# Start of RECORDS TO PROCESS

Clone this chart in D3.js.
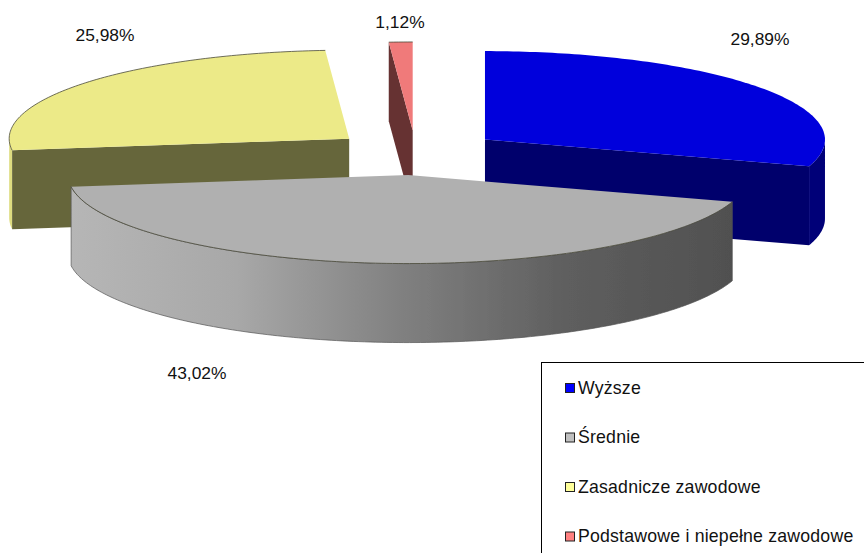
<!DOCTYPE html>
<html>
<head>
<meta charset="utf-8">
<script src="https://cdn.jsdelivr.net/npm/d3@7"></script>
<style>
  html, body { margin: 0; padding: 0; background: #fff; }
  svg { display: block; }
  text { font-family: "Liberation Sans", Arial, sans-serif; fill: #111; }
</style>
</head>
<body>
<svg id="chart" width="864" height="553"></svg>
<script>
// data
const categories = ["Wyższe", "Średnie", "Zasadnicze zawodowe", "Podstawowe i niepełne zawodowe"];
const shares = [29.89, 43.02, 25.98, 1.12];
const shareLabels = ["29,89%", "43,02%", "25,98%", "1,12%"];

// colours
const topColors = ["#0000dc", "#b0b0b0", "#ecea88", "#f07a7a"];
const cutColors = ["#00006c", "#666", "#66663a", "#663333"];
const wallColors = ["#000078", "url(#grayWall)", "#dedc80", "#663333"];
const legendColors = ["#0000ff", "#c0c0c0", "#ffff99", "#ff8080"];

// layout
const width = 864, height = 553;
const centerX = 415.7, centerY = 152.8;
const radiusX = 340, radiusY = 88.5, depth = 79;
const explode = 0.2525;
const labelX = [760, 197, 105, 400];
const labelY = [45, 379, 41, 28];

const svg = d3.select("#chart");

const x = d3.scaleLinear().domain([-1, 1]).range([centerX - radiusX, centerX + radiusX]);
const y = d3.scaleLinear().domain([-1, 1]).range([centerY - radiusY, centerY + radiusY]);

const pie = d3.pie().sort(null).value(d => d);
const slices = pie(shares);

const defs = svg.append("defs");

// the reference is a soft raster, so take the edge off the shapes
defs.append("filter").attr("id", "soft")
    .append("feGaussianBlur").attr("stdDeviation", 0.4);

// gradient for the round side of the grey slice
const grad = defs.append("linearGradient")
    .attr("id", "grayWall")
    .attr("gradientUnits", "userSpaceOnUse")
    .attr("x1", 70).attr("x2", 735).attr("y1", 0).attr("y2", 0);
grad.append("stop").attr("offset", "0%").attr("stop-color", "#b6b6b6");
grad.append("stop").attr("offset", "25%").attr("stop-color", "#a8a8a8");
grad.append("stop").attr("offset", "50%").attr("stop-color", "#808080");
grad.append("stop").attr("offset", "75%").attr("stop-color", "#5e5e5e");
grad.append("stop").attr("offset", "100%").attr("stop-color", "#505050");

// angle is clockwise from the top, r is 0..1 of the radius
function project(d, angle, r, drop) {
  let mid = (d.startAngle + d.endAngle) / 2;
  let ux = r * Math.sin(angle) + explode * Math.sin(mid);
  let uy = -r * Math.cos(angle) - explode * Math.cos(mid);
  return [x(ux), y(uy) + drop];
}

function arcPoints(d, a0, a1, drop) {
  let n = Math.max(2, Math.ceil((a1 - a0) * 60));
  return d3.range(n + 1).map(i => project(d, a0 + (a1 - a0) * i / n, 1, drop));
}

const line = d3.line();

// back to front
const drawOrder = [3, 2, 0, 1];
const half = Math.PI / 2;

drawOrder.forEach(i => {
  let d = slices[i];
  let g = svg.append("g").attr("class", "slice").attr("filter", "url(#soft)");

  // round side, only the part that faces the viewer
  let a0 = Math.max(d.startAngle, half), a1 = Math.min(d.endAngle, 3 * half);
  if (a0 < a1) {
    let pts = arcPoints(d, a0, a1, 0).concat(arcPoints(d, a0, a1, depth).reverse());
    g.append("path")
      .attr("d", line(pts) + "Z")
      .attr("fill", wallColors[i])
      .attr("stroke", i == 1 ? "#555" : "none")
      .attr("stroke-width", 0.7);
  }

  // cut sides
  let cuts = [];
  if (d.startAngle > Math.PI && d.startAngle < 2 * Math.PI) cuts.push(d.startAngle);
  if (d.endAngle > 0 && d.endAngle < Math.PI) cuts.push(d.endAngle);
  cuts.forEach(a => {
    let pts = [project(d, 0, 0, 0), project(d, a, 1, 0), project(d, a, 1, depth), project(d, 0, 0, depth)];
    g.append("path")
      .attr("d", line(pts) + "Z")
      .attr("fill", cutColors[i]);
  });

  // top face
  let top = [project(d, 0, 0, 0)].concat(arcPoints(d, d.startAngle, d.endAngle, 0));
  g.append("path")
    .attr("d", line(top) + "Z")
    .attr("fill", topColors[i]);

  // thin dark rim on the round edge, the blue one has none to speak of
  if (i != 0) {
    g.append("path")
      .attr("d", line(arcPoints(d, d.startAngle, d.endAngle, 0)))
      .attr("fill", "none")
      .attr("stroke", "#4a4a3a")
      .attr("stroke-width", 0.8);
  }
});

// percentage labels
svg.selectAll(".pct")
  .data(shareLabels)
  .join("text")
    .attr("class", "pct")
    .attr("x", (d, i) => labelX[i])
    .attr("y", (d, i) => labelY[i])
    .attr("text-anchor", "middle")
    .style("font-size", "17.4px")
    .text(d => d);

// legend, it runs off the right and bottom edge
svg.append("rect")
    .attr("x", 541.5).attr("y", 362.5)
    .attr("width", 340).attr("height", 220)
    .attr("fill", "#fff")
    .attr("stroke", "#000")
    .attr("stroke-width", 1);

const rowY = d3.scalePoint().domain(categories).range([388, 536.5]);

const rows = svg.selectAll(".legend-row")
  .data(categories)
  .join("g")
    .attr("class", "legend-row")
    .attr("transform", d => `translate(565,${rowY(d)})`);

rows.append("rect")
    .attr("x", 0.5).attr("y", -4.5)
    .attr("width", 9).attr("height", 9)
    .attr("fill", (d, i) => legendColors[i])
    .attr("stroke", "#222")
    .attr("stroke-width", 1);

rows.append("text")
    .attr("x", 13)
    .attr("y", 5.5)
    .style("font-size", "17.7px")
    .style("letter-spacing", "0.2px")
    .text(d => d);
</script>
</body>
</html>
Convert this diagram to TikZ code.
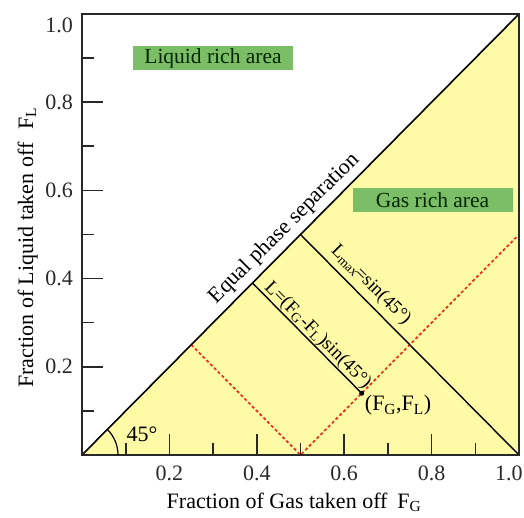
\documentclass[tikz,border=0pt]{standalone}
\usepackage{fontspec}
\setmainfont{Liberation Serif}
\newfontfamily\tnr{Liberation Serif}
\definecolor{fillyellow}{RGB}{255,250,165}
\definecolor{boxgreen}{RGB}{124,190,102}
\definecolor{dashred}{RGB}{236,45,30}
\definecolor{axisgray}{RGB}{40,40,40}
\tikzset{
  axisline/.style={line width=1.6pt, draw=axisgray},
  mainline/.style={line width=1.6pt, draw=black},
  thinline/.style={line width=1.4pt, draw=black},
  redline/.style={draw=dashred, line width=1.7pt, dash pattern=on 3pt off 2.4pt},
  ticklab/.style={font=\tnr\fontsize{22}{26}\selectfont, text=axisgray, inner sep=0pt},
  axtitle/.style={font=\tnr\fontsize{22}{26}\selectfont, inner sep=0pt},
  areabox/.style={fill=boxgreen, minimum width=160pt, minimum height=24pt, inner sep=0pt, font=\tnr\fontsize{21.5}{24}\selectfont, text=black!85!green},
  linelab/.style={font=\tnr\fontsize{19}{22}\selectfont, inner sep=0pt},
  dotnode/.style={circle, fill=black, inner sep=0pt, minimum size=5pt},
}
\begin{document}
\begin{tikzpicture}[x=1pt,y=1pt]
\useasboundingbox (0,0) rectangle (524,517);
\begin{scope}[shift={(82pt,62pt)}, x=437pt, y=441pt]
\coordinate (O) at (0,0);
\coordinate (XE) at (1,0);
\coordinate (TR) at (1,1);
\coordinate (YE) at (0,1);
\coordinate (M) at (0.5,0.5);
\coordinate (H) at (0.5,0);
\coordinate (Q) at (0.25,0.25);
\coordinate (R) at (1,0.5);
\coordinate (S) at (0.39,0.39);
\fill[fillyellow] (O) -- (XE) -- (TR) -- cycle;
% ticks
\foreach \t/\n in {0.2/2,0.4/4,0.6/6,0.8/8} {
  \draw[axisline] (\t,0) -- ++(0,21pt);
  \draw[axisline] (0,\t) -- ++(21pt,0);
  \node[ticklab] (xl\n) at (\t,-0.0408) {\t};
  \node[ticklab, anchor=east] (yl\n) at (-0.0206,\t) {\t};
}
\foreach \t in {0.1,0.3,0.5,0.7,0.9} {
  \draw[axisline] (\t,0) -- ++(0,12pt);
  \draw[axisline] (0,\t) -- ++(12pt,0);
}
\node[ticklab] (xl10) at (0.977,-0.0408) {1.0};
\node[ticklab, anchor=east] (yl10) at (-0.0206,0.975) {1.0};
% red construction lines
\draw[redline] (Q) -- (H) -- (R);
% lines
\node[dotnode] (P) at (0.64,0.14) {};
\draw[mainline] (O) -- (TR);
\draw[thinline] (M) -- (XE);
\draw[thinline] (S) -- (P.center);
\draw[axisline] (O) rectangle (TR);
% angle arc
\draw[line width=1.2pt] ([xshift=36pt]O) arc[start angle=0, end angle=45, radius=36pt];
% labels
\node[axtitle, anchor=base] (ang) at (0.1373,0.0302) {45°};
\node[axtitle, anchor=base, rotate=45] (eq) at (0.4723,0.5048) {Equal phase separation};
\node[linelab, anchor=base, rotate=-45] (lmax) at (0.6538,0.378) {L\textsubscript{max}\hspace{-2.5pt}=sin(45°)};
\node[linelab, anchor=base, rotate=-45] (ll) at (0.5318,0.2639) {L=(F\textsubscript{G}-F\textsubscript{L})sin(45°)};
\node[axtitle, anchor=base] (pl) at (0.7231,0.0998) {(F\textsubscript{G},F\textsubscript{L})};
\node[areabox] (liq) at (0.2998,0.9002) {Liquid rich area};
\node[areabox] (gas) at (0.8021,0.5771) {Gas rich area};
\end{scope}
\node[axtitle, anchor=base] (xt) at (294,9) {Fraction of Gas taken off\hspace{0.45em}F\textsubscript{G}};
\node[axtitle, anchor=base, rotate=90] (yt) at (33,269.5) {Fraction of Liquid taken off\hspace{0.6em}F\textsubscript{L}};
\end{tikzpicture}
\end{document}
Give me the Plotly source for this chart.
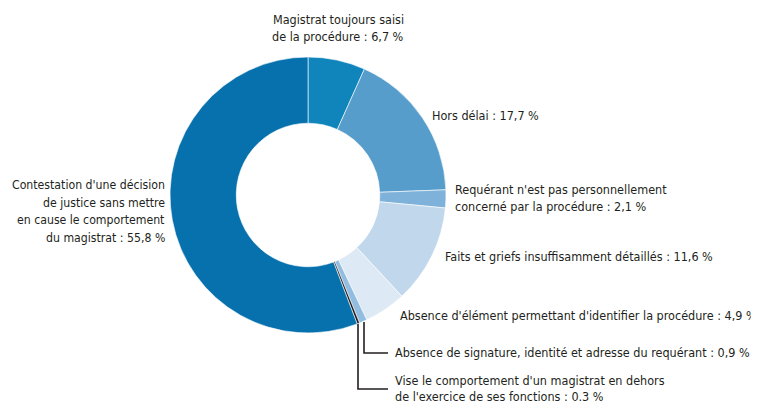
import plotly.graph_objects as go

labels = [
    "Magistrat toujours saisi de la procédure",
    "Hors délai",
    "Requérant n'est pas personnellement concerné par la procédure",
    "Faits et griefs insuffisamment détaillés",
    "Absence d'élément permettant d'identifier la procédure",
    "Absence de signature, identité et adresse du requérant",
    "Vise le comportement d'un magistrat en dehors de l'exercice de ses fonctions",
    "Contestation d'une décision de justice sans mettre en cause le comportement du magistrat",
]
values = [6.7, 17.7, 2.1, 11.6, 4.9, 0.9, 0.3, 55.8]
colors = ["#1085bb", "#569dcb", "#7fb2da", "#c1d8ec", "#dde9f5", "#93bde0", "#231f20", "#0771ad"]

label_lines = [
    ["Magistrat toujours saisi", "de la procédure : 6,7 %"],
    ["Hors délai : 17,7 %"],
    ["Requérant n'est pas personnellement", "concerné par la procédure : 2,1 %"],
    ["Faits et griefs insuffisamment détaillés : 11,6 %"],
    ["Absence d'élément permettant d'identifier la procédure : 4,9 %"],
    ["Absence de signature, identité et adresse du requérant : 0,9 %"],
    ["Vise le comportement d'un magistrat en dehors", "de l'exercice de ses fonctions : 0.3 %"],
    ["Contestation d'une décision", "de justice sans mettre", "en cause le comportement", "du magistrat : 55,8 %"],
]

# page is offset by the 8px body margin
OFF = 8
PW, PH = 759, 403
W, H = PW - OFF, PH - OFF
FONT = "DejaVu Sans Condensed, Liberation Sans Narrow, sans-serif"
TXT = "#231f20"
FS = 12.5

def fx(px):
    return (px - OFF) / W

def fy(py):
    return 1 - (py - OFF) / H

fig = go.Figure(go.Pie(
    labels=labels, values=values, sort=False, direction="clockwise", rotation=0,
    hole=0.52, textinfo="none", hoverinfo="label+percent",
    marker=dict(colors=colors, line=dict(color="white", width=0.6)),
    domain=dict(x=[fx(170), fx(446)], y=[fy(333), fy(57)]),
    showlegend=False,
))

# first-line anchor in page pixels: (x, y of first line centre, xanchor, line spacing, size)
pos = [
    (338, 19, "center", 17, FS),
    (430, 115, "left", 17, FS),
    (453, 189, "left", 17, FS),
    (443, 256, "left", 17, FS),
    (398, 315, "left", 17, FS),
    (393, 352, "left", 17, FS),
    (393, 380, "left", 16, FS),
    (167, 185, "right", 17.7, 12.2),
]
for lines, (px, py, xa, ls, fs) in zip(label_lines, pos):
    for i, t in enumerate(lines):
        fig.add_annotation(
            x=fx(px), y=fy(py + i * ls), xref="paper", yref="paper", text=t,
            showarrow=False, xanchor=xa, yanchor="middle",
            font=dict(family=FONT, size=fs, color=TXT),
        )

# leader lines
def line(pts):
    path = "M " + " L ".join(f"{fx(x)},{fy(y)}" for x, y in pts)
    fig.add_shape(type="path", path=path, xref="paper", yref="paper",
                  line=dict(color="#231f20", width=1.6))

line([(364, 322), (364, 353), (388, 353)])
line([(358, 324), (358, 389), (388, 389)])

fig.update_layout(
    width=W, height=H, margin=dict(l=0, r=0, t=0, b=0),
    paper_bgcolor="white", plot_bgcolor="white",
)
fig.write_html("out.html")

# End of RECORDS TO PROCESS

Pick out the lines above that hold the string "this" and show them.

**RESULT BELOW**
Clone this chart in D3.js.
Convert this diagram to TikZ code.
Give me the Plotly source for this chart.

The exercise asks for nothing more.